His smaller-government economic philosophy has been familiar to those who have followed his political career.
During his Conservative leadership bid — and now as leader of the People's Party — he's been pledging to balance the federal books within two years, to eliminate corporate welfare, such as government loans and grants, and to get rid of foreign development assistance. He's also vowed to introduce corporate tax cuts and to phase out Canada's supply-managed system for dairy, poultry and eggs, which he calls a "cartel."
But at the helm of his own party, Bernier has also taken up some new views.
In his 2016-17 leadership platform, for instance, he said Canada should accept 250,000 immigrants per year, down from 300,000 under the Trudeau government.
In comparison, the People's Party platform for the 2019 election pledges to avoid putting too much financial burden on Canadians by cutting immigration to between 100,000 and 150,000 people a year.
"The primary aim of Canada's immigration policy should be to economically benefit Canadians and Canada as a whole," the People's Party says in its platform. "It should not be used to forcibly change the cultural character and social fabric of our country."
Kory Teneycke, who was Harper's communications director, provided advice to Bernier partway through his leadership bid.
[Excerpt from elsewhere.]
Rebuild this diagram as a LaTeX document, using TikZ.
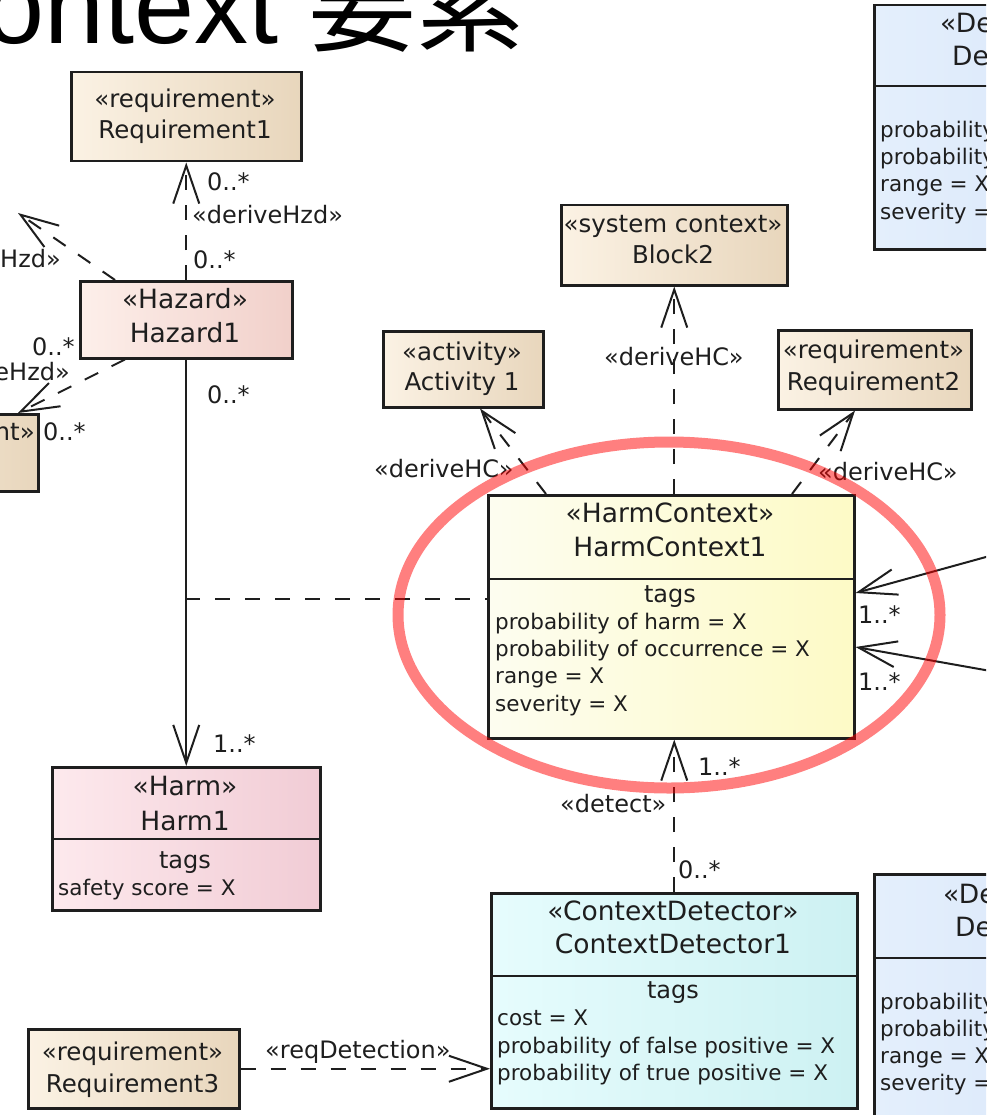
\documentclass[tikz,border=0pt]{standalone}
\usepackage{fontspec}
\setmainfont{DejaVu Sans}
\newfontfamily\titlefont{Liberation Sans}
\newfontfamily\cjkfont{Noto Sans CJK JP}
\usetikzlibrary{arrows.meta}

\definecolor{ink}{HTML}{1E1E1E}
\definecolor{tanL}{HTML}{FBF2E4}
\definecolor{tanR}{HTML}{E8D6BC}
\definecolor{hazL}{HTML}{FDEFEA}
\definecolor{hazR}{HTML}{F1D0CA}
\definecolor{harmL}{HTML}{FDE9ED}
\definecolor{harmR}{HTML}{F1CCD5}
\definecolor{hcL}{HTML}{FDFDF0}
\definecolor{hcR}{HTML}{FDFAC6}
\definecolor{cdL}{HTML}{E6FCFD}
\definecolor{cdR}{HTML}{CDF1F2}
\definecolor{detL}{HTML}{E4EFFC}
\definecolor{detR}{HTML}{D8E6FA}

\tikzset{
  classbox/.style={draw=ink, line width=2.5pt, inner sep=0pt, anchor=north west},
  tanbox/.style={classbox, left color=tanL, right color=tanR},
  hazbox/.style={classbox, left color=hazL, right color=hazR},
  harmbox/.style={classbox, left color=harmL, right color=harmR},
  hcbox/.style={classbox, left color=hcL, right color=hcR},
  cdbox/.style={classbox, left color=cdL, right color=cdR},
  detbox/.style={classbox, left color=detL, right color=detR},
  sepline/.style={draw=ink, line width=2.5pt},
  tanhdr/.style={inner sep=0pt, anchor=base, text=ink, font=\fontsize{24.5}{29}\selectfont},
  hdr/.style={inner sep=0pt, anchor=base, text=ink, font=\fontsize{26.5}{31}\selectfont},
  hdrw/.style={inner sep=0pt, anchor=base west, text=ink, font=\fontsize{26.5}{31}\selectfont},
  tagsf/.style={inner sep=0pt, anchor=base, text=ink, font=\fontsize{24}{28}\selectfont},
  attr/.style={inner sep=0pt, anchor=base west, text=ink, font=\fontsize{21.5}{26}\selectfont},
  lbl/.style={inner sep=0pt, anchor=base west, text=ink, font=\fontsize{24}{28}\selectfont},
  lble/.style={lbl, anchor=base east},
  conn/.style={draw=ink, line width=2pt},
  dep/.style={conn, dash pattern=on 15pt off 15pt, -{Straight Barb[length=38pt,width=26pt]}},
  navarrow/.style={conn, -{Straight Barb[length=38pt,width=26pt]}},
  assoclink/.style={conn, dash pattern=on 15pt off 15pt},
}

\begin{document}
\begin{tikzpicture}[x=1pt, y=-1pt]
\useasboundingbox (0,0) rectangle (986,1115);
\clip (0,0) rectangle (986,1115);

% page heading
\node[inner sep=0pt, anchor=base west, font=\fontsize{108}{120}\selectfont] (heading)
  at (-94,44) {\titlefont Context \cjkfont 要素};

% ---------- classes ----------
\node[tanbox, minimum width=230pt, minimum height=89pt] (req1) at (70,71) {};
\node[tanhdr] (req1-st) at (185,108) {«requirement»};
\node[tanhdr] (req1-nm) at (185,139) {Requirement1};

\node[hazbox, minimum width=212pt, minimum height=77pt] (haz) at (79,280) {};
\node[hdr] (haz-st) at (185,308) {«Hazard»};
\node[hdr] (haz-nm) at (185,342) {Hazard1};

\node[tanbox, minimum width=212pt, minimum height=77pt] (lreq) at (-175,413) {};
\node[tanhdr, anchor=base east] (lreq-st) at (35,440) {«requirement»};

\node[harmbox, minimum width=268pt, minimum height=143pt] (harm) at (51,766) {};
\draw[sepline] (harm.west |- 0,839) -- (harm.east |- 0,839);
\node[hdr] (harm-st) at (185,795) {«Harm»};
\node[hdr] (harm-nm) at (185,830) {Harm1};
\node[tagsf] (harm-tg) at (185,868) {tags};
\node[attr] (harm-a1) at (58,895) {safety score = X};

\node[tanbox, minimum width=211pt, minimum height=79pt] (req3) at (27,1028) {};
\node[tanhdr] (req3-st) at (132.5,1060) {«requirement»};
\node[tanhdr] (req3-nm) at (132.5,1092) {Requirement3};

\node[tanbox, minimum width=226pt, minimum height=80pt] (blk) at (560,204) {};
\node[tanhdr] (blk-st) at (673,233) {«system context»};
\node[tanhdr] (blk-nm) at (673,263) {Block2};

\node[tanbox, minimum width=160pt, minimum height=76pt] (act) at (382,330) {};
\node[tanhdr] (act-st) at (462,360) {«activity»};
\node[tanhdr] (act-nm) at (462,390) {Activity 1};

\node[tanbox, minimum width=193pt, minimum height=79pt] (req2) at (777,329) {};
\node[tanhdr] (req2-st) at (873.5,358) {«requirement»};
\node[tanhdr] (req2-nm) at (873.5,390) {Requirement2};

\node[hcbox, minimum width=366pt, minimum height=243pt] (hc) at (487,494) {};
\draw[sepline] (hc.west |- 0,579) -- (hc.east |- 0,579);
\node[hdr] (hc-st) at (670,522) {«HarmContext»};
\node[hdr] (hc-nm) at (670,556) {HarmContext1};
\node[tagsf] (hc-tg) at (670,602) {tags};
\node[attr] (hc-a1) at (495,629) {probability of harm = X};
\node[attr] (hc-a2) at (495,656) {probability of occurrence = X};
\node[attr] (hc-a3) at (495,683) {range = X};
\node[attr] (hc-a4) at (495,711) {severity = X};

\node[cdbox, minimum width=366pt, minimum height=215pt] (cd) at (490,892) {};
\draw[sepline] (cd.west |- 0,976) -- (cd.east |- 0,976);
\node[hdr] (cd-st) at (673,920) {«ContextDetector»};
\node[hdr] (cd-nm) at (673,953) {ContextDetector1};
\node[tagsf] (cd-tg) at (673,998) {tags};
\node[attr] (cd-a1) at (497,1025) {cost = X};
\node[attr] (cd-a2) at (497,1053) {probability of false positive = X};
\node[attr] (cd-a3) at (497,1080) {probability of true positive = X};

\node[detbox, minimum width=250pt, minimum height=244pt] (detA) at (873,4) {};
\draw[sepline] (detA.west |- 0,86) -- (detA.east |- 0,86);
\node[hdrw] (detA-st) at (940,33) {«De};
\node[hdrw] (detA-nm) at (952,66) {De};
\node[attr] (detA-a1) at (880,138) {probability};
\node[attr] (detA-a2) at (880,165) {probability};
\node[attr] (detA-a3) at (880,192) {range = X};
\node[attr] (detA-a4) at (880,219) {severity =};

\node[detbox, minimum width=250pt, minimum height=300pt] (detB) at (873,873) {};
\draw[sepline] (detB.west |- 0,958) -- (detB.east |- 0,958);
\node[hdrw] (detB-st) at (943,903) {«De};
\node[hdrw] (detB-nm) at (955,936) {De};
\node[attr] (detB-a1) at (880,1009) {probability};
\node[attr] (detB-a2) at (880,1036) {probability};
\node[attr] (detB-a3) at (880,1063) {range = X};
\node[attr] (detB-a4) at (880,1090) {severity =};

% ---------- connectors ----------
\coordinate (hzdTarget) at (18,213);
\coordinate (assocPt) at (185,599);
\coordinate (inA) at (1120,520);
\coordinate (inB) at (1120,694);

\draw[dep] (haz.north) -- (req1.south);
\draw[dep] (115,0 |- haz.north) -- (hzdTarget);
\draw[dep] (125,0 |- haz.south) -- (18,0 |- lreq.north);
\draw[navarrow] (haz.south) -- (harm.north);
\draw[assoclink] (assocPt) -- (assocPt -| hc.west);

\draw[dep] (546,0 |- hc.north) -- (480,0 |- act.south);
\draw[dep] (blk.south |- hc.north) -- (blk.south);
\draw[dep] (792,0 |- hc.north) -- (855,0 |- req2.south);
\draw[dep] (cd.north) -- (cd.north |- hc.south);
\draw[dep] (req3.east) -- (req3.east -| cd.west);

\draw[navarrow] (inA) -- (hc.east |- 0,593);
\draw[navarrow] (inB) -- (hc.east |- 0,647);

% ---------- connector labels ----------
\node[lbl] (m1) at (207,191) {0..*};
\node[lbl] (s1) at (192,223) {«deriveHzd»};
\node[lbl] (m2) at (193,268) {0..*};
\node[lble] (s2) at (61,267) {«deriveHzd»};
\node[lbl] (m3) at (32,355) {0..*};
\node[lble] (s3) at (70,380) {«deriveHzd»};
\node[lbl] (m4) at (43,440) {0..*};
\node[lbl] (m5) at (207,403) {0..*};
\node[lbl] (m6) at (213,752) {1..*};
\node[lbl] (s4) at (374,477) {«deriveHC»};
\node[lbl] (s5) at (604,365) {«deriveHC»};
\node[lbl] (s6) at (818,480) {«deriveHC»};
\node[lbl] (m7) at (858,623) {1..*};
\node[lbl] (m8) at (858,690) {1..*};
\node[lbl] (m9) at (698,775) {1..*};
\node[lbl] (s7) at (560,812) {«detect»};
\node[lbl] (m10) at (678,878) {0..*};
\node[lbl] (s8) at (265,1058) {«reqDetection»};

% highlight ring around the harm context
\draw[red, opacity=0.5, line width=11pt] (669,615) ellipse [x radius=271pt, y radius=173pt];
\end{tikzpicture}
\end{document}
Teneycke said he came up with the line comparing Leitch to Trump, and that Bernier was happy to use it.
"Now, he appears to have overshot even where she was," Teneycke said.
"So, that is a bit surprising to me and probably to other people who know Max or who have worked with Max ... He was campaigning against a number of the positions that he's advocating now."
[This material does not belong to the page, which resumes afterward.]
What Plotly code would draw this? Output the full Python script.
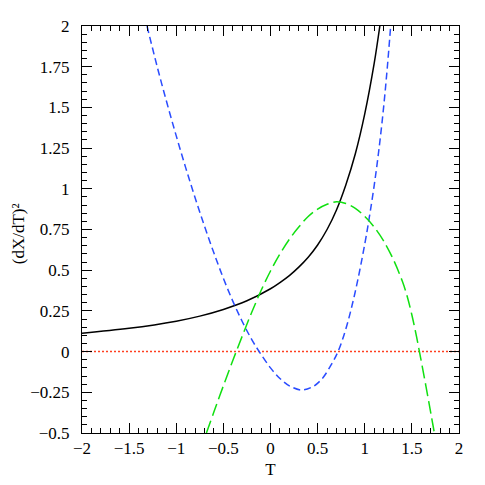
import plotly.graph_objects as go

# values
black_t = [-2.0, -1.5, -1.0, -0.75, -0.5, -0.25, 0.0, 0.1, 0.2, 0.3, 0.4, 0.5, 0.6, 0.7, 0.8, 0.9, 1.0, 1.1, 1.16]
black_y = [0.113, 0.143, 0.187, 0.218, 0.259, 0.312, 0.386, 0.424, 0.467, 0.519, 0.58, 0.655, 0.75, 0.87, 1.025, 1.215, 1.46, 1.77, 2.0]

blue_t = [-1.31, -1.2, -1.1, -1.0, -0.9, -0.8, -0.7, -0.6, -0.5, -0.4, -0.3, -0.2, -0.12, 0.0, 0.1, 0.2, 0.33,
          0.45, 0.55, 0.65, 0.716, 0.8, 0.9, 1.0, 1.05, 1.1, 1.15, 1.2, 1.24, 1.275]
blue_y = [2.0, 1.745, 1.53, 1.325, 1.13, 0.945, 0.77, 0.605, 0.45, 0.31, 0.185, 0.075, 0.0, -0.1, -0.165, -0.21, -0.236,
          -0.215, -0.165, -0.075, 0.0, 0.14, 0.37, 0.66, 0.83, 1.02, 1.24, 1.5, 1.75, 2.0]

green_t = [-0.68, -0.6, -0.5, -0.4, -0.3, -0.2, -0.1, 0.0, 0.1, 0.2, 0.3, 0.4, 0.5, 0.6, 0.7, 0.8, 0.9, 1.0,
           1.1, 1.2, 1.3, 1.4, 1.45, 1.5, 1.55, 1.6, 1.65, 1.7, 1.74]
green_y = [-0.5, -0.37, -0.21, -0.055, 0.095, 0.24, 0.375, 0.495, 0.6, 0.69, 0.765, 0.83, 0.875, 0.905, 0.92, 0.91, 0.88, 0.83,
           0.765, 0.68, 0.57, 0.43, 0.34, 0.225, 0.09, -0.06, -0.215, -0.375, -0.505]

zero_t = [-2, 2]
zero_y = [0, 0]

x_ticks = [-2, -1.5, -1, -0.5, 0, 0.5, 1, 1.5, 2]
x_labels = ["\u22122", "\u22121.5", "\u22121", "\u22120.5", "0", "0.5", "1", "1.5", "2"]
y_ticks = [-0.5, -0.25, 0, 0.25, 0.5, 0.75, 1, 1.25, 1.5, 1.75, 2]
y_labels = ["\u22120.5", "\u22120.25", "0", "0.25", "0.5", "0.75", "1", "1.25", "1.5", "1.75", "2"]

font = dict(family="Liberation Serif", size=17, color="black")

fig = go.Figure()
fig.add_trace(go.Scatter(x=zero_t, y=zero_y, mode="lines",
                         line=dict(color="#ff4020", width=1.5, dash="2px,2px")))
fig.add_trace(go.Scatter(x=black_t, y=black_y, mode="lines",
                         line=dict(color="black", width=1.5, shape="spline", smoothing=1)))
fig.add_trace(go.Scatter(x=blue_t, y=blue_y, mode="lines",
                         line=dict(color="#2a4cff", width=1.5, dash="7px,4px", shape="spline", smoothing=1)))
fig.add_trace(go.Scatter(x=green_t, y=green_y, mode="lines",
                         line=dict(color="#10e010", width=1.5, dash="13px,5px", shape="spline", smoothing=1)))

axis_style = dict(
    showgrid=False, zeroline=False, showline=True, linecolor="black", linewidth=1,
    mirror="allticks", ticks="inside", ticklen=10, tickcolor="black", tickwidth=1,
    tickfont=font, automargin=False,
)

fig.update_xaxes(range=[-2, 2], tickvals=x_ticks, ticktext=x_labels,
                 minor=dict(dtick=0.1, ticks="inside", ticklen=5, tickcolor="black"),
                 title=dict(text="T", font=font, standoff=5),
                 **axis_style)
fig.update_yaxes(range=[-0.5, 2], tickvals=y_ticks, ticktext=y_labels,
                 minor=dict(dtick=0.05, ticks="inside", ticklen=5, tickcolor="black"),
                 ticklabelstandoff=8,
                 **axis_style)

# y title as annotation so it can sit near the left edge
fig.add_annotation(text="(dX/dT)\u00b2", xref="paper", yref="paper", x=-0.168, y=0.49,
                   xanchor="center", yanchor="middle", textangle=-90, showarrow=False, font=font)

fig.update_layout(
    width=485, height=485,
    margin=dict(l=74, r=34, t=18, b=60),
    plot_bgcolor="white", paper_bgcolor="white",
    showlegend=False,
)

fig.write_html("out.html")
He said Bernier must believe it's politically advantageous. Teneycke said he thinks the People's Party is far enough on the periphery that it will likely attract people who typically don't vote, rather than pull support from existing parties.
But Bernier could still have an impact in a small number of ridings, he added.
As a person, Teneycke said there are a lot of nice things you can say about Bernier, but he thinks his Achilles heel in politics has been judgment.
"I think he's made a big judgment error around playing footsie with xenophobic, radical elements," Teneycke said.
"I think it will put an indelible stain on his career."
Bernier, a charismatic lawyer and businessman, was first elected to the House of Commons in 2006, winning 67 per cent of the popular vote in his rural riding south of Quebec City. The seat had been held for more than a decade by his father, Gilles.
The younger Bernier was considered by many at the time as a key to the Conservatives' renewal efforts in Quebec and a potential party leader.
Harper named him foreign-affairs minister. In that role, however, Bernier made big headlines for the wrong reasons.
He was forced to resign in 2008 over a security breach after he left confidential briefing notes at the home his then-girlfriend Julie Couillard, who reportedly had ties to Quebec's notorious biker gangs.
Looking forward, Bernier said the construction of his new party is still in its early stages and to keep the process moving along he will have to re-capture his home seat of Beauce, where he has cruised to victory in four elections.
This time could be different. Bernier says he's neck and neck in the polls with the Conservative candidate — Richard Lehoux, a former mayor in the region and former president of Quebec's federation of municipalities.
Bernier said he's been telling local voters that he's still the same guy who defends liberty and their values, even if some don't recognize the name of his new party.
"I want to be there for the long term, but it will be Beaucerons who will decide my political future."